A study published in the journal ‘Science Advances’ has revealed that some individuals are unable to drink red wine, even in small quantities, due to it causing headaches. According to the research, a compound called flavanol present in red wines can interfere with the proper metabolism of alcohol and lead to headaches. This discovery was made by a team from the University of California at Davis (USA).
The flavanol responsible for these headaches is quercetin, which is naturally found in all types of fruits and vegetables, including grapes. While it is considered a healthy antioxidant and is consumed as a supplement, when metabolized with alcohol, it can be problematic. Quercetin is converted into a different form called quercetin glucuronide, which blocks the metabolism of alcohol and leads to the buildup of acetaldehyde toxin. This causes redness, headache, and nausea in susceptible people.

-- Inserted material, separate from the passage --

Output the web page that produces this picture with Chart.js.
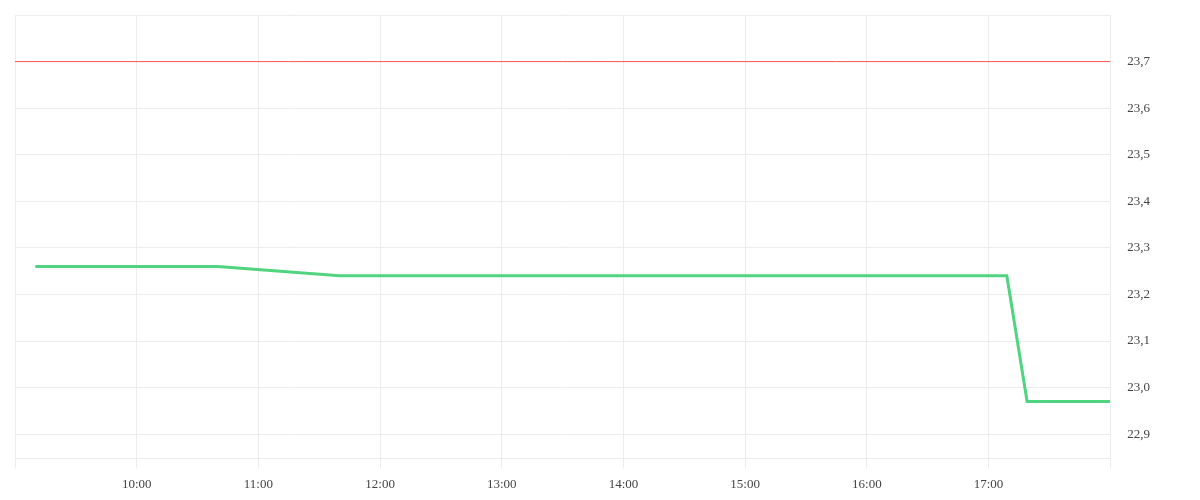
<!DOCTYPE html>
<html>
<head>
<meta charset="utf-8">
<script src="https://cdn.jsdelivr.net/npm/chart.js@4"></script>
<style>
  html, body { margin: 0; padding: 0; background: #fff; }
  #wrap { width: 1200px; height: 500px; }
</style>
</head>
<body>
<div id="wrap"><canvas id="myChart"></canvas></div>
<script>
// times in hours of the day
let times = [9.1667, 10.6667, 11.6667, 17.15, 17.3167, 18.0];
let temps = [23.26, 23.26, 23.24, 23.24, 22.97, 22.97];

let limitTimes = [9, 18];
let limitValue = [23.7, 23.7];

let hourTicks = [9, 10, 11, 12, 13, 14, 15, 16, 17, 18];

function fmtHour(v) {
  let h = Math.round(v);
  return (h < 10 ? "0" + h : "" + h) + ":00";
}

new Chart("myChart", {
  type: "line",
  data: {
    datasets: [
      {
        data: times.map((t, i) => ({ x: t, y: temps[i] })),
        borderColor: "rgb(80, 212, 128)",
        borderWidth: 3,
        pointRadius: 0,
        tension: 0,
        fill: false,
      },
      {
        data: limitTimes.map((t, i) => ({ x: t, y: limitValue[i] })),
        borderColor: "rgb(255, 85, 85)",
        borderWidth: 1,
        pointRadius: 0,
        fill: false,
      },
    ],
  },
  options: {
    responsive: true,
    maintainAspectRatio: false,
    animation: false,
    layout: { padding: { left: 15, top: 15, right: 33, bottom: 0 } },
    plugins: { legend: { display: false }, tooltip: { enabled: false } },
    scales: {
      x: {
        type: "linear",
        min: 9,
        max: 18,
        afterBuildTicks: (axis) => {
          axis.ticks = hourTicks.map((v) => ({ value: v }));
        },
        grid: { color: "#ececec", tickLength: 10 },
        border: { color: "#ececec" },
        ticks: {
          color: "#444",
          padding: 8,
          font: { family: "Liberation Serif", size: 13 },
          maxRotation: 0,
          callback: (v) => (v === 9 || v === 18 ? "" : fmtHour(v)),
        },
      },
      y: {
        position: "right",
        min: 22.848,
        max: 23.8,
        afterBuildTicks: (axis) => {
          let t = [];
          for (let i = 228; i <= 238; i++) t.push({ value: i / 10 });
          t = t.filter((x) => x.value >= 22.848);
          t.unshift({ value: 22.848 });
          axis.ticks = t;
        },
        afterFit: (axis) => {
          axis.paddingTop = 0;
          axis.paddingBottom = 0;
        },
        grid: { color: "#ececec", drawTicks: false },
        border: { color: "#ececec" },
        ticks: {
          color: "#444",
          padding: 17,
          font: { family: "Liberation Serif", size: 13 },
          callback: (v) =>
            v < 22.85 || v > 23.75 ? "" : v.toFixed(1).replace(".", ","),
        },
      },
    },
  },
});
</script>
</body>
</html>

The researchers hypothesize that this buildup of acetaldehyde is likely what causes headaches, particularly in individuals who have preexisting migraine or other primary headache conditions. The next step is to scientifically test this hypothesis on people who develop these headaches through a clinical trial. The levels of quercetin in red wine can vary dramatically based on several factors such as how it’s made, and scientists plan to investigate these variations further.
Overall, this study sheds light on the previously mysterious phenomenon of red wine headaches by revealing that quercetin may be responsible for them and that there may be unknown factors affecting its metabolism in certain individuals. Further research will help us understand more about why some people are more susceptible than others and whether enzymes or other factors play a role in their sensitivity to acetaldehyde buildup caused by red wine consumption.